[start]
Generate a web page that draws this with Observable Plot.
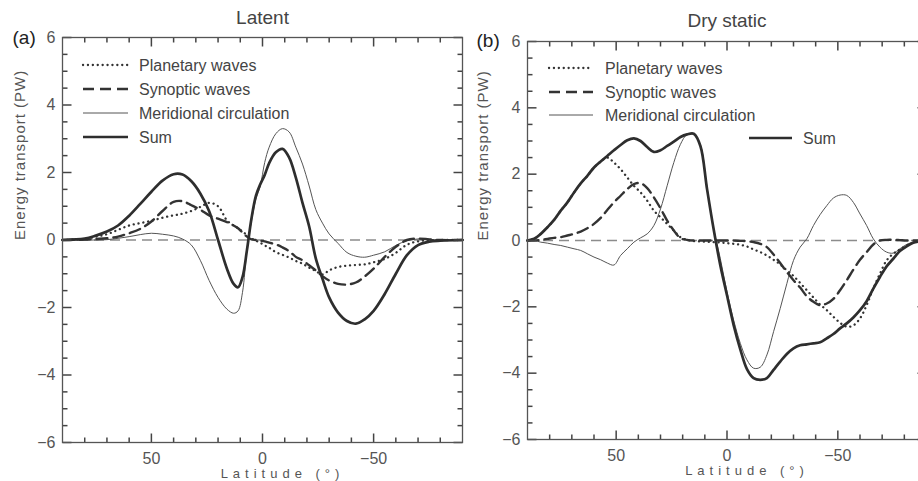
<!DOCTYPE html>
<html><head><meta charset="utf-8">
<script src="https://cdn.jsdelivr.net/npm/d3@7"></script>
<script src="https://cdn.jsdelivr.net/npm/@observablehq/plot@0.6"></script>
<style>
html,body{margin:0;padding:0;background:#fff;}
#wrap{position:relative;width:918px;height:481px;overflow:hidden;background:#fff;}
#wrap > svg{position:absolute;top:0;}
.xlab text{letter-spacing:5px;}
.ylab text{letter-spacing:1px;}
</style></head><body><div id="wrap"></div>
<script>
// ---------- Panel (a): Latent ----------
const latA = [90, 80, 75, 70, 65, 60, 55, 50, 45, 40, 36, 32, 28, 24, 20, 16, 13, 11, 9, 7, 5, 3, 1, -1, -3, -6, -9, -12, -15, -18, -21, -24, -27, -30, -34, -38, -42, -46, -50, -55, -60, -65, -70, -75, -80, -90];
const planetaryA = [0, 0.03, 0.1, 0.17, 0.3, 0.43, 0.5, 0.57, 0.66, 0.73, 0.78, 0.86, 0.98, 1.1, 1.0, 0.58, 0.43, 0.35, 0.25, 0.15, 0.05, -0.02, -0.08, -0.16, -0.23, -0.36, -0.44, -0.52, -0.62, -0.7, -0.82, -0.92, -1.02, -0.9, -0.8, -0.76, -0.74, -0.72, -0.66, -0.56, -0.38, -0.14, -0.04, -0.01, 0, 0];
const synopticA = [0, 0.01, 0.03, 0.05, 0.1, 0.2, 0.33, 0.55, 0.86, 1.13, 1.15, 1.03, 0.9, 0.73, 0.63, 0.53, 0.43, 0.35, 0.22, 0.1, 0.02, 0, -0.02, -0.04, -0.08, -0.13, -0.22, -0.33, -0.5, -0.6, -0.75, -0.9, -1.07, -1.2, -1.3, -1.32, -1.26, -1.08, -0.85, -0.5, -0.2, 0, 0.04, 0.02, 0, 0];
const meridionalA = [0, 0, 0, 0.01, 0.05, 0.1, 0.16, 0.2, 0.17, 0.12, 0.03, -0.15, -0.6, -1.2, -1.7, -2.05, -2.17, -2.1, -1.55, -0.3, 0.55, 1.2, 1.6, 2.3, 2.75, 3.15, 3.3, 3.2, 2.75, 2.25, 1.6, 0.9, 0.5, 0.18, -0.1, -0.37, -0.48, -0.51, -0.45, -0.35, -0.16, -0.02, 0.03, 0.02, 0, 0];
const sumA = [0, 0.04, 0.13, 0.25, 0.43, 0.72, 1.07, 1.43, 1.76, 1.95, 1.94, 1.74, 1.38, 0.85, 0, -0.85, -1.3, -1.4, -1.1, -0.3, 0.62, 1.3, 1.65, 1.93, 2.28, 2.6, 2.7, 2.44, 1.85, 1.1, 0.4, -0.55, -1.15, -1.7, -2.15, -2.4, -2.48, -2.35, -2.1, -1.6, -1.0, -0.45, -0.15, -0.05, -0.02, 0];

// ---------- Panel (b): Dry static ----------
const latB = [90, 87, 84, 81, 78, 75, 72, 69, 66, 63, 60, 57, 54, 51, 48, 45, 42, 39, 36, 33, 30, 27, 24, 21, 18, 15, 12, 9, 6, 3, 0, -3, -6, -9, -12, -15, -18, -21, -24, -27, -30, -33, -36, -39, -42, -45, -48, -51, -54, -57, -60, -63, -66, -69, -72, -75, -78, -81, -84, -87, -90];
const planetaryB = [0, 0.05, 0.2, 0.4, 0.62, 0.9, 1.15, 1.45, 1.72, 1.95, 2.2, 2.38, 2.5, 2.35, 2.15, 1.9, 1.65, 1.45, 1.2, 0.9, 0.7, 0.5, 0.3, 0.1, 0.02, -0.02, -0.03, -0.04, -0.05, -0.06, -0.08, -0.1, -0.13, -0.18, -0.27, -0.35, -0.45, -0.58, -0.72, -0.9, -1.07, -1.28, -1.5, -1.72, -1.93, -2.1, -2.3, -2.48, -2.6, -2.56, -2.35, -1.95, -1.45, -1.0, -0.6, -0.4, -0.27, -0.15, -0.06, -0.01, 0];
const synopticB = [0, 0, 0.02, 0.05, 0.08, 0.1, 0.15, 0.2, 0.27, 0.37, 0.5, 0.68, 0.92, 1.15, 1.35, 1.55, 1.7, 1.73, 1.58, 1.3, 0.97, 0.6, 0.3, 0.07, 0.02, 0, 0, 0, 0, 0, 0, 0, -0.01, -0.02, -0.05, -0.1, -0.2, -0.42, -0.68, -0.95, -1.2, -1.42, -1.68, -1.85, -1.95, -1.9, -1.76, -1.5, -1.2, -0.88, -0.58, -0.35, -0.12, 0, 0.02, 0.02, 0.01, 0, 0, 0, 0];
const meridionalB = [0, 0, -0.05, -0.08, -0.12, -0.15, -0.2, -0.25, -0.3, -0.4, -0.5, -0.58, -0.68, -0.74, -0.45, -0.25, -0.05, 0.08, 0.2, 0.45, 0.95, 1.65, 2.35, 2.9, 3.2, 3.2, 2.88, 1.6, 0.35, -0.55, -1.55, -2.4, -3.1, -3.6, -3.85, -3.82, -3.45, -2.75, -2.05, -1.3, -0.6, -0.2, 0.05, 0.45, 0.78, 1.05, 1.28, 1.37, 1.36, 1.15, 0.8, 0.45, 0.05, -0.2, -0.35, -0.38, -0.25, -0.12, -0.05, 0, 0];
const sumB = [0, 0.05, 0.2, 0.4, 0.62, 0.9, 1.15, 1.45, 1.72, 1.95, 2.2, 2.38, 2.55, 2.72, 2.88, 3.02, 3.08, 3.0, 2.82, 2.67, 2.72, 2.85, 2.98, 3.12, 3.2, 3.22, 2.85, 1.55, 0.33, -0.75, -1.65, -2.55, -3.28, -3.88, -4.15, -4.2, -4.15, -3.9, -3.65, -3.42, -3.25, -3.16, -3.13, -3.1, -3.07, -2.95, -2.82, -2.65, -2.5, -2.32, -2.1, -1.83, -1.45, -1.1, -0.78, -0.55, -0.32, -0.18, -0.07, -0.02, 0];

// ---------- Axis ticks / labels ----------
const xDomain = [90, -90];
const yDomain = [-6, 6];
const xMajor = [50, 0, -50];
const xMinor = [80, 70, 60, 40, 30, 20, 10, -10, -20, -30, -40, -60, -70, -80];
const yMajor = [-6, -4, -2, 0, 2, 4, 6];
const yMinor = [-5.5, -5, -4.5, -3.5, -3, -2.5, -1.5, -1, -0.5, 0.5, 1, 1.5, 2.5, 3, 3.5, 4.5, 5, 5.5];
const seriesNames = ["Planetary waves", "Synoptic waves", "Meridional circulation", "Sum"];
const panelTitles = ["Latent", "Dry static"];
const panelTags = ["(a)", "(b)"];
const yLabel = "Energy transport (PW)";
const xLabel = "Latitude (°)";

const styles = {
  "Planetary waves": {stroke: "#333", strokeWidth: 2.3, strokeDasharray: "0.1 4.8", strokeLinecap: "round"},
  "Synoptic waves": {stroke: "#333", strokeWidth: 2.4, strokeDasharray: "11 6"},
  "Meridional circulation": {stroke: "#555", strokeWidth: 1},
  "Sum": {stroke: "#2e2e2e", strokeWidth: 2.7}
};

function rowsFor(lat, values, name) {
  return lat.map((l, i) => ({lat: l, v: values[i], s: name}));
}

function tickRows(vals, edge, len) {
  return vals.map(v => ({v, a: edge, b: edge + len}));
}

function panel(cfg) {
  const {lat, values, title, tag, width, mL, mR, mT, mB, tagDx, tagDy, titleDy, yLabDx} = cfg;
  const height = 481;
  const fw = width - mL - mR, fh = height - mT - mB;
  // pixel -> data-unit conversions for inward tick lengths
  const ux = (xDomain[0] - xDomain[1]) / fw;
  const uy = (yDomain[1] - yDomain[0]) / fh;
  const lineMarks = ["Meridional circulation", "Planetary waves", "Synoptic waves", "Sum"].map(name =>
    Plot.line(rowsFor(lat, values[name], name), {x: "lat", y: "v", curve: "catmull-rom", ...styles[name]})
  );
  const col = "#555";
  const tk = {stroke: "#444", strokeWidth: 1.5};
  const xTicks = [
    ...tickRows(xMajor, yDomain[0], 9 * uy), ...tickRows(xMinor, yDomain[0], 5 * uy),
    ...tickRows(xMajor, yDomain[1], -9 * uy), ...tickRows(xMinor, yDomain[1], -5 * uy)
  ];
  const yTicks = [
    ...tickRows(yMajor, xDomain[0], -9 * ux), ...tickRows(yMinor, xDomain[0], -5 * ux),
    ...tickRows(yMajor, xDomain[1], 9 * ux), ...tickRows(yMinor, xDomain[1], 5 * ux)
  ];
  return Plot.plot({
    width, height,
    marginLeft: mL, marginRight: mR, marginTop: mT, marginBottom: mB,
    style: {fontFamily: "'Liberation Sans', Arial, sans-serif", fontSize: "16px", background: "transparent", overflow: "visible", color: col},
    x: {domain: xDomain, label: null},
    y: {domain: yDomain, label: null},
    marks: [
      Plot.ruleY([0], {stroke: "#8c8c8c", strokeWidth: 1.5, strokeDasharray: "10 6"}),
      ...lineMarks,
      Plot.link(xTicks, {x1: "v", x2: "v", y1: "a", y2: "b", ...tk}),
      Plot.link(yTicks, {y1: "v", y2: "v", x1: "a", x2: "b", ...tk}),
      Plot.frame({stroke: col, strokeWidth: 1.3}),
      // tick labels
      Plot.axisX(xMajor, {anchor: "bottom", tickSize: 0, tickPadding: 10, label: null, fill: col, fontSize: 16}),
      Plot.axisY(yMajor, {anchor: "left", tickSize: 0, tickPadding: 7, label: null, fill: col, fontSize: 16}),
      Plot.text([title], {text: d => d, frameAnchor: "top", lineAnchor: "bottom", dy: titleDy, fontSize: 19, fill: "#444"}),
      Plot.text([tag], {text: d => d, frameAnchor: "top-left", textAnchor: "start", lineAnchor: "bottom", dx: tagDx, dy: tagDy, fontSize: 19, fill: "#222"}),
      Plot.text([yLabel], {text: d => d, frameAnchor: "left", rotate: -90, dx: yLabDx, fontSize: 15, fill: col, className: "ylab"}),
      Plot.text([xLabel], {text: d => d, frameAnchor: "bottom", lineAnchor: "middle", dx: 20, dy: 31, fontSize: 13, fill: col, className: "xlab"})
    ]
  });
}

const wrap = document.getElementById("wrap");

const plotA = panel({
  lat: latA,
  values: {"Planetary waves": planetaryA, "Synoptic waves": synopticA, "Meridional circulation": meridionalA, "Sum": sumA},
  title: panelTitles[0], tag: panelTags[0],
  width: 470, mL: 62, mR: 8, mT: 37, mB: 39, tagDx: -50, tagDy: 6, titleDy: -14, yLabDx: -42
});
plotA.style.left = "0px";
wrap.appendChild(plotA);

const plotB = panel({
  lat: latB,
  values: {"Planetary waves": planetaryB, "Synoptic waves": synopticB, "Meridional circulation": meridionalB, "Sum": sumB},
  title: panelTitles[1], tag: panelTags[1],
  width: 470, mL: 69, mR: 2, mT: 41, mB: 42, tagDx: -51, tagDy: 5, titleDy: -15, yLabDx: -44
});
plotB.style.left = "458px";
wrap.appendChild(plotB);

// ---------- Legends (overlay) ----------
const legendLayout = [
  {panel: 0, name: "Planetary waves", x0: 83, x1: 128, tx: 139, y: 65},
  {panel: 0, name: "Synoptic waves", x0: 83, x1: 128, tx: 139, y: 89},
  {panel: 0, name: "Meridional circulation", x0: 83, x1: 128, tx: 139, y: 113},
  {panel: 0, name: "Sum", x0: 83, x1: 128, tx: 139, y: 137},
  {panel: 1, name: "Planetary waves", x0: 549, x1: 593, tx: 605, y: 68},
  {panel: 1, name: "Synoptic waves", x0: 549, x1: 593, tx: 605, y: 92},
  {panel: 1, name: "Meridional circulation", x0: 549, x1: 593, tx: 605, y: 115},
  {panel: 1, name: "Sum", x0: 749, x1: 792, tx: 803, y: 138}
];
const leg = d3.select(wrap).append("svg")
  .attr("width", 918).attr("height", 481)
  .style("position", "absolute").style("left", "0px").style("top", "0px")
  .style("pointer-events", "none");
const items = leg.selectAll("g").data(legendLayout).join("g");
items.append("line")
  .attr("x1", d => d.x0).attr("x2", d => d.x1).attr("y1", d => d.y).attr("y2", d => d.y)
  .attr("stroke", d => styles[d.name].stroke)
  .attr("stroke-width", d => styles[d.name].strokeWidth)
  .attr("stroke-dasharray", d => styles[d.name].strokeDasharray || null)
  .attr("stroke-linecap", d => styles[d.name].strokeLinecap || null);
items.append("text")
  .attr("x", d => d.tx).attr("y", d => d.y).attr("dy", "0.35em")
  .attr("font-family", "'Liberation Sans', Arial, sans-serif")
  .attr("font-size", 16).attr("fill", "#444")
  .text(d => d.name);
</script>
</body></html>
[end]
| PROBLEM DESCRIPTION |
Please repeat exactly the data above from its first line to the line that contains "-0.05, -0.02, 0];", inclusive, and leave every picture out.

| ANSWER TO THE PROBLEM |
Generate a web page that draws this with Observable Plot.
<!DOCTYPE html>
<html><head><meta charset="utf-8">
<script src="https://cdn.jsdelivr.net/npm/d3@7"></script>
<script src="https://cdn.jsdelivr.net/npm/@observablehq/plot@0.6"></script>
<style>
html,body{margin:0;padding:0;background:#fff;}
#wrap{position:relative;width:918px;height:481px;overflow:hidden;background:#fff;}
#wrap > svg{position:absolute;top:0;}
.xlab text{letter-spacing:5px;}
.ylab text{letter-spacing:1px;}
</style></head><body><div id="wrap"></div>
<script>
// ---------- Panel (a): Latent ----------
const latA = [90, 80, 75, 70, 65, 60, 55, 50, 45, 40, 36, 32, 28, 24, 20, 16, 13, 11, 9, 7, 5, 3, 1, -1, -3, -6, -9, -12, -15, -18, -21, -24, -27, -30, -34, -38, -42, -46, -50, -55, -60, -65, -70, -75, -80, -90];
const planetaryA = [0, 0.03, 0.1, 0.17, 0.3, 0.43, 0.5, 0.57, 0.66, 0.73, 0.78, 0.86, 0.98, 1.1, 1.0, 0.58, 0.43, 0.35, 0.25, 0.15, 0.05, -0.02, -0.08, -0.16, -0.23, -0.36, -0.44, -0.52, -0.62, -0.7, -0.82, -0.92, -1.02, -0.9, -0.8, -0.76, -0.74, -0.72, -0.66, -0.56, -0.38, -0.14, -0.04, -0.01, 0, 0];
const synopticA = [0, 0.01, 0.03, 0.05, 0.1, 0.2, 0.33, 0.55, 0.86, 1.13, 1.15, 1.03, 0.9, 0.73, 0.63, 0.53, 0.43, 0.35, 0.22, 0.1, 0.02, 0, -0.02, -0.04, -0.08, -0.13, -0.22, -0.33, -0.5, -0.6, -0.75, -0.9, -1.07, -1.2, -1.3, -1.32, -1.26, -1.08, -0.85, -0.5, -0.2, 0, 0.04, 0.02, 0, 0];
const meridionalA = [0, 0, 0, 0.01, 0.05, 0.1, 0.16, 0.2, 0.17, 0.12, 0.03, -0.15, -0.6, -1.2, -1.7, -2.05, -2.17, -2.1, -1.55, -0.3, 0.55, 1.2, 1.6, 2.3, 2.75, 3.15, 3.3, 3.2, 2.75, 2.25, 1.6, 0.9, 0.5, 0.18, -0.1, -0.37, -0.48, -0.51, -0.45, -0.35, -0.16, -0.02, 0.03, 0.02, 0, 0];
const sumA = [0, 0.04, 0.13, 0.25, 0.43, 0.72, 1.07, 1.43, 1.76, 1.95, 1.94, 1.74, 1.38, 0.85, 0, -0.85, -1.3, -1.4, -1.1, -0.3, 0.62, 1.3, 1.65, 1.93, 2.28, 2.6, 2.7, 2.44, 1.85, 1.1, 0.4, -0.55, -1.15, -1.7, -2.15, -2.4, -2.48, -2.35, -2.1, -1.6, -1.0, -0.45, -0.15, -0.05, -0.02, 0];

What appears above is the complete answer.